After years of arguments on the matter, the Bera family has finally decided to bring home a dog.

 

Ajay has wanted a dog since he was a child. He has fantasized about every version of his future life around them.

His brother, Arun, would love to get a dog as much but doesn't mind not having to clean up after one.

Ajit, their father, also wants to get a dog. He just wants to feel the love of a dog again, like he used to when he was a child.

Barnali, Ajit's wife, loathes the idea of having a dog in the house. She spent her childhood praying for only one thing, that she shouldn't get married into a family that has dogs. And until now, she got her wish.

 

But now, Ajay has finally worn out his mother's resilience and the Beras are bringing home a dog. Can this be just the homecoming that the dog or the family had anticipated?

 

Read now and find out.

 

 

 

 

Excerpt

 

The lazy young lad who would sleep through a freaking earthquake suddenly didn’t need anyone to wake him up. It was a special Sunday morning in September.

Ajay was up at five in the morning. Not once did he hit the snooze button on the alarm clock. He did not sleep through the ringing alarm until someone else in the house got perturbed enough to shake him awake. He heard the alarm within the first few seconds of it going off. He woke up and switched off the alarm, so as not to wake the rest of the family. He did not lie back down over the scattered sheets on his bed like he usually would on any other day.

He got up, headed to the bathroom, freshened up, brushed his teeth, came back out, changed into an ironed, royal blue t-shirt and his grey jeans, and he sat down on the edge of the bed, yet to be made, posture annoyingly better than how he usually sat, and waited. He did not have to get up that early; there wasn’t an exam to get to, no lectures at college that he feared he would be arriving late for, no potential girlfriend who had invited him to meet somewhere for a breakfast date.

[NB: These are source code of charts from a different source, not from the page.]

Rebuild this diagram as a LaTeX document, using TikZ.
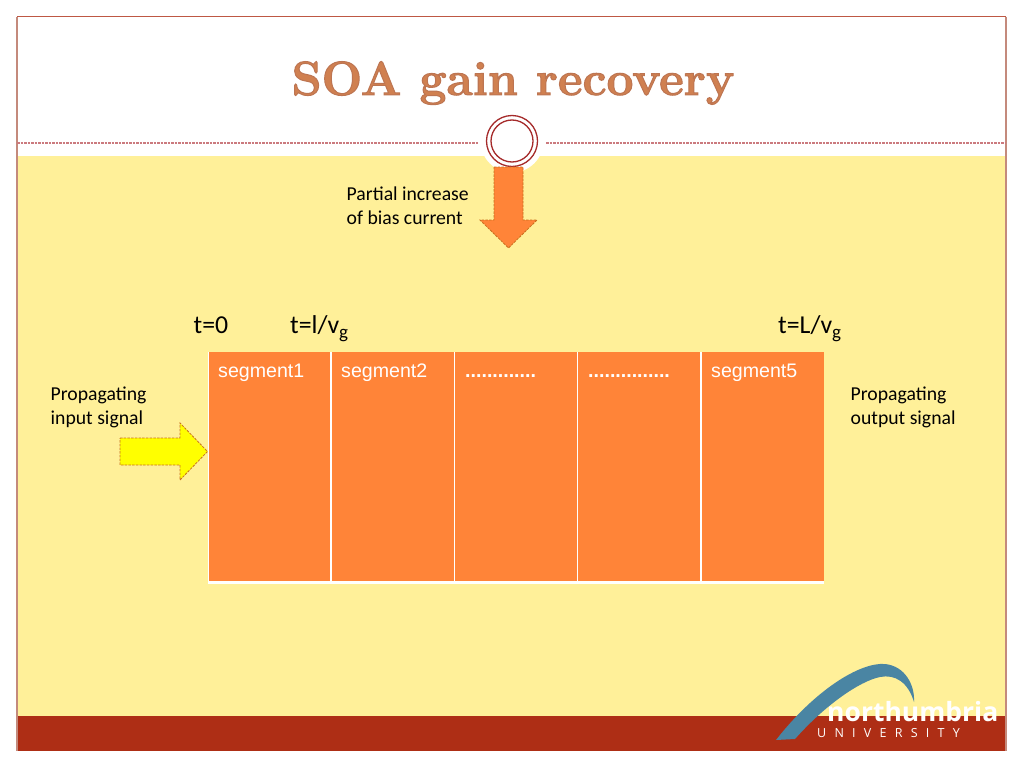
\documentclass[tikz,border=0pt]{standalone}
\usepackage{fontspec}
\usetikzlibrary{calc}
\setmainfont{Carlito}
\newfontfamily\segfont{Liberation Sans}
\newfontfamily\logofont{Open Sans}
\newfontfamily\logowide[LetterSpace=66]{Open Sans}
\newfontfamily\titlefont{Latin Modern Roman}
\definecolor{framered}{HTML}{C48A7C}
\definecolor{dashred}{HTML}{CB7A7E}
\definecolor{ringred}{HTML}{A52A2A}
\definecolor{paleyellow}{HTML}{FFF099}
\definecolor{barred}{HTML}{AE2E15}
\definecolor{segorange}{HTML}{FF8438}
\definecolor{signalyellow}{HTML}{FFFF00}
\definecolor{titleorange}{HTML}{D08050}
\definecolor{arrowedge}{HTML}{C8701E}
\definecolor{swoosh}{HTML}{4A85A3}
\tikzset{
  plaintext/.style={anchor=north west, inner sep=0pt, font=\fontsize{19.7}{24}\selectfont, align=left, text=black},
  timelabel/.style={anchor=base west, inner sep=0pt, font=\fontsize{25.8}{28}\selectfont, text=black},
  segbox/.style={fill=segorange, minimum width=123.2pt, minimum height=229pt, inner sep=0pt, outer sep=0pt, anchor=north west},
  seglabel/.style={anchor=base west, inner sep=0pt, text=white, font=\fontsize{19.6}{22}\segfont},
  segline/.style={white, line width=1.5pt},
  dashline/.style={draw=dashred, line width=1.2pt, dash pattern=on 2.5pt off 1pt},
  fatarrow/.style={draw=arrowedge, line width=0.8pt, dash pattern=on 2.5pt off 1.2pt}
}
\newcommand{\subg}{\lower5pt\hbox{\fontsize{19}{20}\selectfont g}}
% outlined glyphs for the heading
\newcommand{\outlined}[1]{\special{pdf:code 2 Tr 1 w 0.74 0.46 0.32 RG}#1\special{pdf:code 0 Tr}}
\begin{document}
\begin{tikzpicture}[x=1pt, y=-1pt]
  \useasboundingbox (0,0) rectangle (1024,768);
  % Slide panels
  \fill[white] (0,0) rectangle (1024,768);
  \fill[paleyellow] (17,156) rectangle (1006,716);
  \fill[barred] (17,716) rectangle (1006,751);
  \draw[framered, line width=1.5pt] (17,751) -- (17,17);
  \draw[framered, line width=1.5pt] (1006,17) -- (1006,751);
  \draw[barred!80!white, line width=1pt] (17,17) -- (1006,17);
  % Header rule and ring
  \draw[dashline] (17,143) -- (478,143);
  \draw[dashline] (546,143) -- (1006,143);
  \fill[white] (512,141) circle (31.5);
  \node[circle, draw=ringred, fill=white, line width=1.3pt, minimum size=51pt, inner sep=0pt] (ringouter) at (512,141) {};
  \node[circle, draw=ringred, line width=1.3pt, minimum size=42pt, inner sep=0pt] (ringinner) at (ringouter.center) {};
  % Title
  \node[inner sep=0pt, text=titleorange, font=\fontsize{48}{50}\titlefont\bfseries] (title) at (513,83) {\outlined{SOA gain recovery}};
  % Bias current
  \node[plaintext] (biastext) at (346.5,187) {Partial increase\\of bias current};
  \draw[fatarrow, fill=segorange] (494,167) -- (523,167) -- (523,220) -- (537,220) -- (508.5,248) -- (480,220) -- (494,220) -- cycle;
  % Time marks
  \node[timelabel] (tzero) at (193.5,333) {t=0};
  \node[timelabel] (tone) at (290,333) {t=l/v\subg};
  \node[timelabel] (tlast) at (778,333) {t=L/v\subg};
  % Segments
  \node[segbox] (seg1) at (208,352) {};
  \node[segbox] (seg2) at (seg1.north east) {};
  \node[segbox] (seg3) at (seg2.north east) {};
  \node[segbox] (seg4) at (seg3.north east) {};
  \node[segbox] (seg5) at (seg4.north east) {};
  \draw[segline] (seg1.north east) -- (seg1.south east);
  \draw[segline] (seg2.north east) -- (seg2.south east);
  \draw[segline] (seg3.north east) -- (seg3.south east);
  \draw[segline] (seg4.north east) -- (seg4.south east);
  \draw[segline, line width=1pt] (seg1.north west) -- (seg1.south west);
  \draw[segline, line width=3pt] ($(seg1.south west)+(0,1.5)$) -- ($(seg5.south east)+(0,1.5)$);
  \node[seglabel] (name1) at (218,377) {segment1};
  \node[seglabel] (name2) at (341,377) {segment2};
  \node[seglabel] (name3) at (465,377) {\textbf{.............}};
  \node[seglabel] (name4) at (588,377) {\textbf{...............}};
  \node[seglabel] (name5) at (711,377) {segment5};
  % Signals
  \node[plaintext] (intext) at (50.5,387) {Propagating\\input signal};
  \node[plaintext] (outtext) at (850.5,387) {Propagating\\output signal};
  \draw[fatarrow, fill=signalyellow] (120,438) -- (180,438) -- (180,423) -- (207.5,451.5) -- (180,480) -- (180,465) -- (120,465) -- cycle;
  % University logo
  \fill[swoosh] (776,740) .. controls (815,690) and (860,662) .. (885,664)
    .. controls (905,666) and (915,685) .. (914,702)
    .. controls (908,682) and (895,674) .. (880,677)
    .. controls (860,681) and (825,705) .. (795,739) -- cycle;
  \node[anchor=base west, inner sep=0pt, text=white, font=\fontsize{26.5}{28}\logofont\bfseries] (logoname) at (827,721) {northumbria};
  \node[anchor=base west, inner sep=0pt, text=white, font=\fontsize{12.5}{14}\logowide] (logouni) at (817,737) {UNIVERSITY};
\end{tikzpicture}
\end{document}
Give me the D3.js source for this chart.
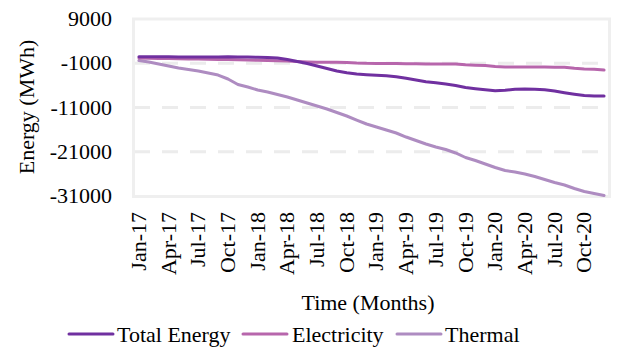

It was a Sunday, but Ajay was ready and all dressed up to hit the city by 5:30 in the morning. Yet, this was only the second most unusual thing about this day, because this was also the day that the Bera family had finally agreed to bring home a dog.

 

About the Author

Debarshi Kanjilal (DK) is an urban fiction writer based out of Bangalore, India. His debut novella, Based on Lies, was touted as a gripping psychological thriller by several reputable reviewers. In 2020, DK is back with his second novella, SuperBu: Homecoming, an emotional journey of a family and their dog.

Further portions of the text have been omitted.